Ferrari avait vu ses ventes reculer de 10% en 2020, avec 9119 bolides vendus, en raison d’un arrêt temporaire de ses usines, et a reporté certains investissements à cause de la crise.
Mais le cheval s’est cabré à nouveau début 2021, avec des ventes tirées par la SF90 Stradale, sa première sportive hybride rechargeable, vendue un peu moins de 450.000 euros, et la Monza, sa biplace sans pare-brise estimée à 1,7 million d’euros.
« Ferrari a désormais un carnet de commandes à un niveau record », a indiqué sa direction début mai. Dernière marque de luxe à ne pas proposer de SUV, elle espère passer la barre des 10.000 ventes avec son « Purosangue » prévu pour 2022.
Depuis quelques années, « les marques de luxe sont devenues sensibles aux grandes tendances de l’automobile, avec une +SUVisation+ et une électrification des gammes », souligne Guillaume Crunelle.
En 2020, les voitures de sport n’ont plus représenté que 5% du marché du luxe, et les SUV ont dépassé les berlines en parts de marché pour la première fois, selon le cabinet Jato.

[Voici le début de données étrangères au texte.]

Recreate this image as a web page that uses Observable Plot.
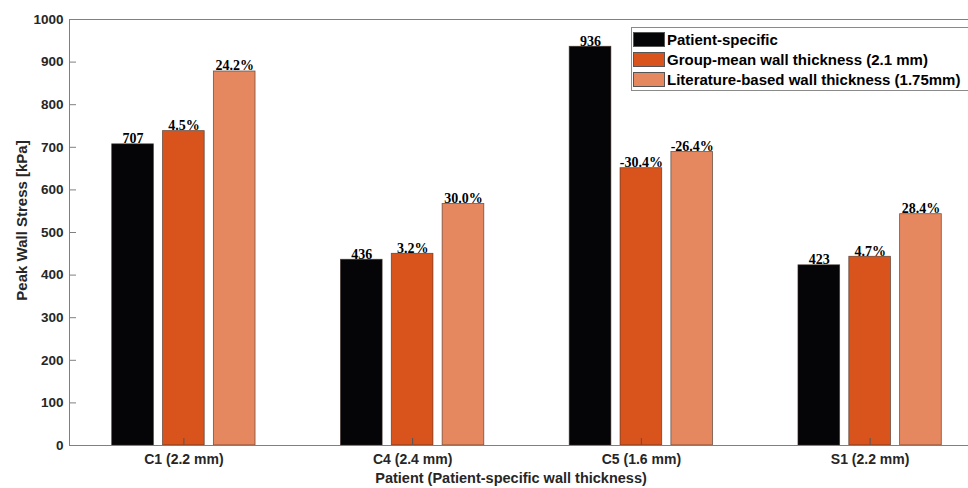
<!DOCTYPE html>
<html><head><meta charset="utf-8">
<script src="https://cdn.jsdelivr.net/npm/d3@7"></script>
<script src="https://cdn.jsdelivr.net/npm/@observablehq/plot@0.6"></script>
<style>
body{margin:0;background:#fff;}
#wrap{position:relative;width:968px;height:488px;overflow:hidden;background:#fff;}
#legend{position:absolute;left:631px;top:27px;width:350px;height:64px;border:1px solid #8a8a8a;background:#fff;box-sizing:border-box;font:bold 15px "Liberation Sans",Arial,sans-serif;color:#000;}
#legend .row{position:absolute;left:1px;height:15px;display:flex;align-items:center;white-space:nowrap;}
#legend .sw{width:32px;height:15px;box-sizing:border-box;border:1px solid #555;margin-right:2px;flex:none;}
</style></head>
<body><div id="wrap"><div id="chart"></div><div id="legend"></div></div>
<script>
const patients = ["C1 (2.2 mm)", "C4 (2.4 mm)", "C5 (1.6 mm)", "S1 (2.2 mm)"];
const seriesNames = ["Patient-specific", "Group-mean wall thickness (2.1 mm)", "Literature-based wall thickness (1.75mm)"];
const seriesColors = ["#050508", "#d9531c", "#e6885f"];
const patientSpecific = [707, 436, 936, 423];
const groupMean = [738, 450, 651, 443];
const literature = [878, 567, 689, 543];
const patientLabels = ["707", "436", "936", "423"];
const groupMeanLabels = ["4.5%", "3.2%", "-30.4%", "4.7%"];
const literatureLabels = ["24.2%", "30.0%", "-26.4%", "28.4%"];
const yTicks = [0, 100, 200, 300, 400, 500, 600, 700, 800, 900, 1000];

const seriesValues = [patientSpecific, groupMean, literature];
const seriesLabels = [patientLabels, groupMeanLabels, literatureLabels];
const groupWidth = 2 / 3;
const barStep = groupWidth / 3;
const barWidth = barStep * 0.82;

const rows = [];
patients.forEach((p, i) => {
  seriesValues.forEach((vals, k) => {
    const c = i + 1 + (k - 1) * barStep;
    rows.push({g: i + 1, k, c, x1: c - barWidth / 2, x2: c + barWidth / 2, value: vals[i], label: seriesLabels[k][i], color: seriesColors[k]});
  });
});

const font = '"Liberation Sans", Arial, sans-serif';
const chart = Plot.plot({
  width: 968, height: 488,
  marginLeft: 69, marginRight: 0, marginTop: 19, marginBottom: 43,
  style: {fontFamily: font, fontSize: "14px", fontWeight: "bold", color: "#262626", background: "#fff"},
  x: {domain: [0.5, 4.5], range: [69, 984]},
  y: {domain: [0, 1000]},
  color: {type: "identity"},
  marks: [
    Plot.rectY(rows, {x1: "x1", x2: "x2", y1: 0, y2: "value", fill: "color", stroke: "#3a2a22", strokeWidth: 0.8, strokeOpacity: 0.7}),
    Plot.ruleY([0, 1000], {stroke: "#808080", strokeWidth: 1}),
    Plot.ruleX([0.5], {stroke: "#808080", strokeWidth: 1}),
    Plot.axisY({ticks: yTicks, tickFormat: d3.format("d"), tickSize: -7, tickPadding: 13, stroke: "#808080", fill: "#262626", fontWeight: "bold", fontSize: 13.5,
      label: null}),
    Plot.text(["Peak Wall Stress [kPa]"], {frameAnchor: "left", textAnchor: "middle", rotate: -90, dx: -47, dy: -12, text: d => d, fill: "#262626", fontSize: 15, fontWeight: "bold", fontFamily: font}),
    Plot.axisX({ticks: [1, 2, 3, 4], tickFormat: d => patients[d - 1], tickSize: -7, tickPadding: 16, stroke: "#555", fill: "#262626", fontWeight: "bold", fontSize: 14,
      label: null}),
    Plot.text(["Patient (Patient-specific wall thickness)"], {frameAnchor: "bottom", dx: -8, dy: 37, text: d => d, fill: "#262626", fontSize: 14.5, fontWeight: "bold", fontFamily: font}),
    Plot.text(rows, {x: "c", y: "value", text: "label", lineAnchor: "bottom", dy: -1, fill: "#000",
      fontFamily: '"Liberation Serif", "Times New Roman", serif', fontWeight: "bold", fontSize: 14})
  ]
});
document.getElementById("chart").appendChild(chart);

const legend = document.getElementById("legend");
seriesNames.forEach((n, k) => {
  const row = document.createElement("div");
  row.className = "row";
  row.style.top = (4 + k * 20) + "px";
  row.innerHTML = `<div class="sw" style="background:${seriesColors[k]}"></div><span>${n}</span>`;
  legend.appendChild(row);
});
</script>
</body></html>
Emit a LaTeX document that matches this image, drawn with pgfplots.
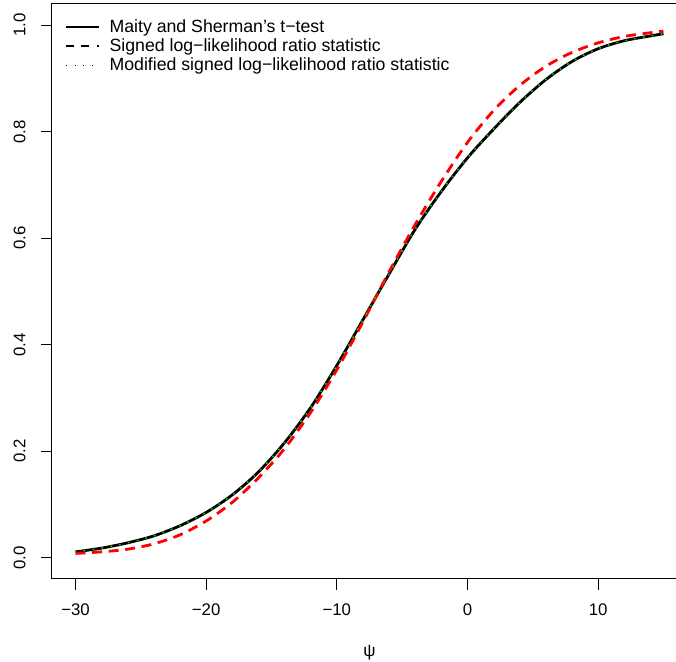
\documentclass[border=0pt]{standalone}
\usepackage{pgfplots}
\pgfplotsset{compat=1.18}
\usepackage{fontspec}
\setmainfont{Liberation Sans}

% p-value functions
\pgfplotstableread{
x     p
-30   0.011
-28   0.018
-26   0.028
-24   0.041
-22   0.060
-20   0.085
-18   0.118
-16   0.161
-14   0.216
-12   0.282
-10   0.361
-8    0.447
-6    0.533
-4    0.617
-2    0.688
0     0.751
2     0.805
4     0.855
6     0.898
8     0.932
10    0.956
12    0.971
14    0.980
15    0.984
}\maity
\pgfplotstableread{
x     p
-30   0.008
-28   0.011
-26   0.016
-24   0.026
-22   0.043
-20   0.069
-18   0.104
-16   0.150
-14   0.205
-12   0.273
-10   0.353
-8    0.443
-6    0.537
-4    0.626
-2    0.707
0     0.780
2     0.840
4     0.887
6     0.923
8     0.949
10    0.967
12    0.979
14    0.986
15    0.989
}\slr
\pgfplotstableread{
x     p
-30   0.011
-28   0.018
-26   0.028
-24   0.041
-22   0.060
-20   0.085
-18   0.118
-16   0.161
-14   0.216
-12   0.282
-10   0.361
-8    0.447
-6    0.533
-4    0.617
-2    0.688
0     0.751
2     0.805
4     0.855
6     0.898
8     0.932
10    0.956
12    0.971
14    0.980
15    0.984
}\mslr

\definecolor{rgreen}{RGB}{0,205,0}

\begin{document}
\begin{tikzpicture}
\fontsize{8.4}{10}\selectfont
\begin{axis}[
  at={(0,0)}, anchor=south west,
  scale only axis, width=317.5pt, height=287.5pt,
  xmin=-31.8, xmax=16.8, ymin=-0.04, ymax=1.04,
  axis line style={line width=0.5pt},
  tick align=outside, tick style={black, line width=0.5pt},
  major tick length=5.5pt,
  xtick={-30,-20,-10,0,10},
  xticklabels={−30,−20,−10,0,10},
  ytick={0,0.2,0.4,0.6,0.8,1},
  yticklabels={0.0,0.2,0.4,0.6,0.8,1.0},
  xtick pos=bottom, ytick pos=left,
  xticklabel style={font=\fontsize{8.4}{10}\selectfont, anchor=north, inner sep=0pt},
  yticklabel style={font=\fontsize{8.4}{10}\selectfont, rotate=90, anchor=south, inner sep=0pt},
  xticklabel shift=6.5pt, yticklabel shift=7.5pt,
  xlabel={ψ}, xlabel style={font=\fontsize{8.6}{10}\selectfont, at={(axis description cs:0.5,0)}, anchor=center, yshift=-37pt},
  legend style={draw=none, fill=none, at={(6.5pt,282pt)}, anchor=north west,
    font=\fontsize{8.85}{10}\selectfont, inner sep=0pt, row sep=-2.1pt,
    cells={anchor=west}},
  legend cell align=left,
  legend image code/.code={\draw[#1] (0pt,0pt) -- (16pt,0pt); \path (19pt,0pt);},
]
\addlegendimage{black, line width=1.1pt}
\addlegendentry{Maity and Sherman’s t−test}
\addlegendimage{black, line width=1.1pt, dash pattern=on 4pt off 3.5pt}
\addlegendentry{Signed log−likelihood ratio statistic}
\addlegendimage{black, line width=0.5pt, dash pattern=on 0.5pt off 3.7pt}
\addlegendentry{Modified signed log−likelihood ratio statistic}

\addplot[forget plot, black, line width=1.4pt, smooth] table[x=x, y=p] {\maity};
\addplot[forget plot, red, line width=1.4pt, smooth, dash pattern=on 5pt off 3.3pt] table[x=x, y=p] {\slr};
\addplot[forget plot, rgreen, line width=1.1pt, smooth, line cap=round, dash pattern=on 0pt off 4.5pt] table[x=x, y=p] {\mslr};
\end{axis}
\pgfresetboundingbox
\useasboundingbox (-26pt,-41.5pt) rectangle (312pt,289.5pt);
\end{tikzpicture}
\end{document}
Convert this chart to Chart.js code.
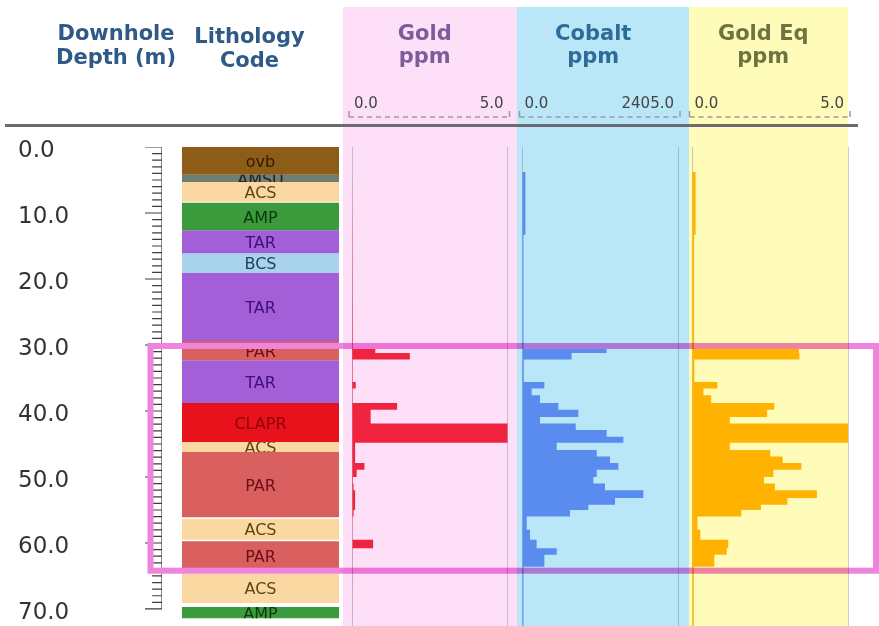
<!DOCTYPE html>
<html>
<head>
<meta charset="utf-8">
<title>Downhole log</title>
<script src="https://cdn.jsdelivr.net/npm/chart.js@4.4.1/dist/chart.umd.min.js"></script>
<style>
  html, body { margin: 0; padding: 0; background: #fff; }
  canvas { display: block; }
</style>
</head>
<body>
<canvas id="log" width="879" height="626"></canvas>
<script>
// ---- Lithology intervals (metres downhole) ----
const lithCodes  = ['ovb', 'AMSU', 'ACS', 'AMP', 'TAR', 'BCS', 'TAR', 'PAR', 'TAR', 'CLAPR', 'ACS', 'PAR', 'ACS', 'PAR', 'ACS', 'AMP'];
const lithTop    = [0.0, 4.2, 5.3, 8.45, 12.6, 16.1, 19.1, 29.4, 32.3, 38.8, 44.7, 46.2, 56.35, 59.75, 64.6, 69.7];
const lithBottom = [4.2, 5.3, 8.3, 12.6, 16.1, 19.1, 29.4, 32.3, 38.8, 44.7, 46.2, 56.1, 59.5, 64.2, 69.1, 71.4];

// ---- Assay sample intervals (metres) ----
const sampleFrom = [3.8, 13.3, 30.6, 31.2, 32.2, 35.6, 36.6, 37.6, 38.8, 39.8, 40.9, 41.9, 42.9, 43.9, 44.8, 45.9,
                    46.9, 47.9, 48.9, 50.0, 51.0, 52.0, 53.2, 54.2, 55.0, 56.0, 58.0, 59.5, 60.8, 61.8, 63.6];
const sampleTo   = [13.3, 30.6, 31.2, 32.2, 35.6, 36.6, 37.6, 38.8, 39.8, 40.9, 41.9, 42.9, 43.9, 44.8, 45.9, 46.9,
                    47.9, 48.9, 50.0, 51.0, 52.0, 53.2, 54.2, 55.0, 56.0, 58.0, 59.5, 60.8, 61.8, 63.6, 72.6];

// ---- Assay values ----
const goldPpm   = [0.03, 0.02, 0.75, 1.86, 0.02, 0.12, 0.02, 0.02, 1.45, 0.6, 0.6, 5.0, 5.0, 5.0, 0.1, 0.1,
                   0.1, 0.4, 0.15, 0.03, 0.05, 0.1, 0.1, 0.1, 0.05, 0.02, 0.02, 0.68, 0.02, 0.02, 0.02];
const cobaltPpm = [45, 15, 1300, 760, 20, 338, 142, 271, 554, 864, 271, 823, 1302, 1560, 529, 1148,
                   1354, 1483, 1148, 1096, 1276, 1869, 1431, 1018, 735, 65, 116, 219, 529, 338, 15];
const goldEqPpm = [0.1, 0.05, 3.42, 3.44, 0.06, 0.8, 0.35, 0.6, 2.63, 2.4, 1.2, 5.0, 5.0, 5.0, 1.2, 2.5,
                   2.9, 3.5, 2.6, 2.3, 2.65, 4.0, 3.05, 2.2, 1.57, 0.16, 0.25, 1.15, 1.1, 0.7, 0.04];

// ---- Track scales and headings ----
const depthMax     = 72.58;
const depthStep    = 10;
const rulerMax     = 70;
const goldMax      = 5.0;
const cobaltMax    = 2405.0;
const goldEqMax    = 5.0;
const highlightTop = 30.15;
const highlightBot = 64.2;

// ---- Styles ----
const lithPalette = {
  ovb:   { fill: '#8d5c17', text: '#2e1d05' },
  AMSU:  { fill: '#6f7e73', text: '#222222' },
  ACS:   { fill: '#fbd8a2', text: '#5b4418' },
  AMP:   { fill: '#3a9a3c', text: '#0c3a0c' },
  TAR:   { fill: '#a35fd8', text: '#3d0f78' },
  BCS:   { fill: '#a9d3ea', text: '#1d3d5c' },
  PAR:   { fill: '#da5f5f', text: '#6a0f14' },
  CLAPR: { fill: '#e8121c', text: '#900008' }
};
const FONT = '"DejaVu Sans", Verdana, sans-serif';
Chart.defaults.font.family = FONT;

// Step outline of an assay log: each sample becomes a block from 0 to its value.
function logOutline(values) {
  const pts = [];
  for (let i = 0; i < values.length; i++) {
    if (i === 0 || sampleFrom[i] !== sampleTo[i - 1]) {
      if (i > 0) pts.push({ x: 0, y: sampleTo[i - 1] });
      pts.push({ x: 0, y: sampleFrom[i] });
    }
    pts.push({ x: values[i], y: sampleFrom[i] });
    pts.push({ x: values[i], y: sampleTo[i] });
  }
  pts.push({ x: 0, y: sampleTo[sampleTo.length - 1] });
  return pts;
}

// Depth ruler: long tick every 10 m, short tick every metre, plus the spine.
function rulerMarks() {
  const pts = [];
  for (let d = 0; d <= rulerMax; d++) {
    pts.push({ x: d % depthStep === 0 ? 0 : 0.42, y: d }, { x: 1, y: d }, { x: 0, y: null });
  }
  pts.push({ x: 1, y: 0 }, { x: 1, y: rulerMax });
  return pts;
}

function trackAxis(max, weight, stackWeight) {
  return {
    type: 'linear', position: 'top', stack: 'tracks', weight, stackWeight,
    min: 0, max, offset: false,
    ticks: { display: false, stepSize: max },
    grid: { display: true, drawTicks: false, offset: false, color: 'rgba(110,105,130,0.35)', lineWidth: 1 },
    border: { display: false }
  };
}
function plainAxis(weight, stackWeight) {
  return { type: 'linear', position: 'top', stack: 'tracks', weight, stackWeight,
           display: false, offset: false, min: 0, max: 1 };
}

// Panels, column headings and scale captions.
const headerPlugin = {
  id: 'logHeader',
  beforeDraw(chart) {
    const { ctx, scales } = chart;
    const g = scales.gold, c = scales.cobalt, e = scales.goldEq, r = scales.ruler, l = scales.lith;
    ctx.save();
    ctx.fillStyle = '#ffffff';
    ctx.fillRect(0, 0, chart.width, chart.height);

    const panels = [
      [g.left - 9, c.left - 5.5, '#fde0f7'],
      [c.left - 5.5, e.left - 3.5, '#b9e7f7'],
      [e.left - 3.5, e.right, '#fffbb9']
    ];
    panels.forEach(([x0, x1, col]) => { ctx.fillStyle = col; ctx.fillRect(x0, 7, x1 - x0, chart.height - 7); });

    ctx.fillStyle = '#6b6b73';
    ctx.fillRect(5, 124, 853, 3);

    const headings = [
      { x: r.left - 29, lines: ['Downhole', 'Depth (m)'], base: [40, 64], color: '#2f5a88' },
      { x: (l.left + l.right) / 2 - 11, lines: ['Lithology', 'Code'], base: [43, 67], color: '#2f5a88' },
      { x: (g.left + g.right) / 2 - 5, lines: ['Gold', 'ppm'], base: [40, 63], color: '#7d5c9e' },
      { x: (c.left + c.right) / 2 - 7, lines: ['Cobalt', 'ppm'], base: [40, 63], color: '#2d6b98' },
      { x: (e.left + e.right) / 2 - 7, lines: ['Gold Eq', 'ppm'], base: [40, 63], color: '#6e7440' }
    ];
    ctx.font = 'bold 21px ' + FONT;
    ctx.textAlign = 'center';
    ctx.textBaseline = 'alphabetic';
    headings.forEach(h => {
      ctx.fillStyle = h.color;
      h.lines.forEach((t, i) => ctx.fillText(t, h.x, h.base[i]));
    });

    [g, c, e].forEach(s => {
      ctx.font = '15px ' + FONT;
      ctx.fillStyle = '#444';
      ctx.textBaseline = 'middle';
      ctx.textAlign = 'left';
      ctx.fillText(s.min.toFixed(1), s.left + 2, 104);
      ctx.textAlign = 'right';
      ctx.fillText(s.max.toFixed(1), s.right - 4, 104);

      const x0 = s.left - 3, x1 = s.right + 2;
      ctx.strokeStyle = '#9a9aa2';
      ctx.lineWidth = 1.5;
      ctx.setLineDash([5, 4]);
      ctx.beginPath(); ctx.moveTo(x0, 117); ctx.lineTo(x1, 117); ctx.stroke();
      ctx.setLineDash([]);
      ctx.beginPath();
      ctx.moveTo(x0, 111); ctx.lineTo(x0, 117);
      ctx.moveTo(x1, 111); ctx.lineTo(x1, 117);
      ctx.stroke();
    });
    ctx.restore();
  }
};

// Lithology codes written inside their bands.
const lithLabelPlugin = {
  id: 'lithLabels',
  afterDatasetsDraw(chart) {
    const { ctx, scales } = chart;
    const l = scales.lith, d = scales.depth;
    const x = (l.left + l.right) / 2;
    ctx.save();
    ctx.font = '16px ' + FONT;
    ctx.textAlign = 'center';
    ctx.textBaseline = 'middle';
    lithCodes.forEach((code, i) => {
      const top = d.getPixelForValue(lithTop[i]);
      const bottom = d.getPixelForValue(lithBottom[i]);
      ctx.save();
      ctx.beginPath();
      ctx.rect(l.left, top, l.right - l.left, bottom - top);
      ctx.clip();
      ctx.fillStyle = lithPalette[code].text;
      ctx.fillText(code, x, (top + bottom) / 2 + 2);
      ctx.restore();
    });
    ctx.restore();
  }
};

// Outline of the mineralised zone across all tracks.
const zonePlugin = {
  id: 'zoneFrame',
  afterDraw(chart) {
    const { ctx, scales } = chart;
    const y0 = scales.depth.getPixelForValue(highlightTop);
    const y1 = scales.depth.getPixelForValue(highlightBot);
    const x0 = scales.ruler.left + 5.5;
    const x1 = chart.width - 3;
    const split = scales.gold.left - 9;
    ctx.save();
    ctx.lineWidth = 6;
    ctx.strokeStyle = '#ee84de';
    ctx.save();
    ctx.beginPath(); ctx.rect(0, 0, split, chart.height); ctx.clip();
    ctx.strokeRect(x0, y0, x1 - x0, y1 - y0);
    ctx.restore();
    ctx.save();
    ctx.beginPath(); ctx.rect(split, 0, chart.width - split, chart.height); ctx.clip();
    ctx.globalCompositeOperation = 'multiply';
    ctx.strokeRect(x0, y0, x1 - x0, y1 - y0);
    ctx.restore();
    ctx.restore();
  }
};

// Each lithology interval is a filled block across the lithology column.
const lithDatasets = lithCodes.map((code, i) => ({
  type: 'line', label: code, xAxisID: 'lith', yAxisID: 'depth',
  data: [
    { x: 0, y: lithTop[i] }, { x: 1, y: lithTop[i] },
    { x: 1, y: lithBottom[i] }, { x: 0, y: lithBottom[i] }
  ],
  backgroundColor: lithPalette[code].fill, borderWidth: 0, pointRadius: 0, tension: 0, fill: 'shape'
}));

const lineTrack = (label, axis, values, color) => ({
  type: 'line', label, xAxisID: axis, yAxisID: 'depth',
  data: logOutline(values),
  backgroundColor: color, borderWidth: 0, pointRadius: 0, tension: 0, fill: 'shape'
});

new Chart(document.getElementById('log'), {
  type: 'line',
  data: {
    datasets: [
      ...lithDatasets,
      lineTrack('Gold ppm', 'gold', goldPpm, '#f0243f'),
      lineTrack('Cobalt ppm', 'cobalt', cobaltPpm, '#5a8cef'),
      lineTrack('Gold Eq ppm', 'goldEq', goldEqPpm, '#ffb300'),
      {
        type: 'line', label: 'ruler', xAxisID: 'ruler', yAxisID: 'depth',
        data: rulerMarks(), borderColor: '#3c3c3c', borderWidth: 1.2, pointRadius: 0, fill: false, spanGaps: false
      }
    ]
  },
  options: {
    responsive: false,
    devicePixelRatio: 1,
    animation: false,
    events: [],
    layout: { padding: { left: 18, right: 31, top: 147, bottom: 0 } },
    plugins: { legend: { display: false }, tooltip: { enabled: false }, title: { display: false } },
    scales: {
      depth: {
        type: 'linear', position: 'left', reverse: true, min: 0, max: depthMax,
        ticks: {
          stepSize: depthStep, includeBounds: false, autoSkip: false, crossAlign: 'far', padding: 0,
          labelOffset: 4, color: '#333', font: { size: 23 }, callback: v => v.toFixed(1)
        },
        grid: { display: false },
        border: { display: false },
        afterFit: s => { s.width = 127; s.paddingTop = 0; s.paddingBottom = 0; }
      },
      ruler:  plainAxis(9, 17),
      gap1:   plainAxis(8, 20),
      lith:   plainAxis(7, 157),
      gap2:   plainAxis(6, 13),
      gold:   trackAxis(goldMax, 5, 155.5),
      gap3:   plainAxis(4, 15),
      cobalt: trackAxis(cobaltMax, 3, 155.5),
      gap4:   plainAxis(2, 14.5),
      goldEq: trackAxis(goldEqMax, 1, 155.5)
    }
  },
  plugins: [headerPlugin, lithLabelPlugin, zonePlugin]
});
</script>
</body>
</html>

Au Royaume-Uni, Bentley et McLaren ont affronté la crise en licenciant des milliers de salariés au début de la pandémie.
Bentley (groupe Volskwagen) a fini par enregistrer un record historique de ventes sur l’année avec plus de 11.000 véhicules écoulés, dopées par les ventes du SUV Bentayga (un peu moins de 200.000 euros).
Rolls-Royce a aussi été durement frappée en 2020. La marque constate cependant une forte reprise depuis fin 2020 et a enregistré le meilleur trimestre de ses 116 ans début 2021, avec une forte demande pour sa berline au plafond étoilé, la New Ghost, et son SUV de 2,6 tonnes, le Cullinan.
« La production de cette année est déjà totalement réservée », a souligné Muller-Otvos.
Tout autant touchée en 2020, McLaren compte sur sa supercar hybride, l’Artura (230.000 euros) pour se relancer. Aston Martin, sauvée de la faillite début 2020, a vu ses ventes remonter au premier trimestre 2021 avec son SUV DBX.
Toutes ces marques de luxe vendent beaucoup en Europe et en Amérique du Nord, mais ont surtout vu leurs ventes accélérer en Chine.
« C’est la première zone d’accumulation de richesse dans le monde, et la voiture continue d’y être un discriminant social extrêmement fort », explique Guillaume Crunelle.
« En Chine, l’économie n’a pas été paralysée pendant des mois comme dans le reste du monde », souligne Felipe Munoz. « Avec de plus en plus de millionnaires et de milliardaires chaque année, cette tendance devrait se maintenir ».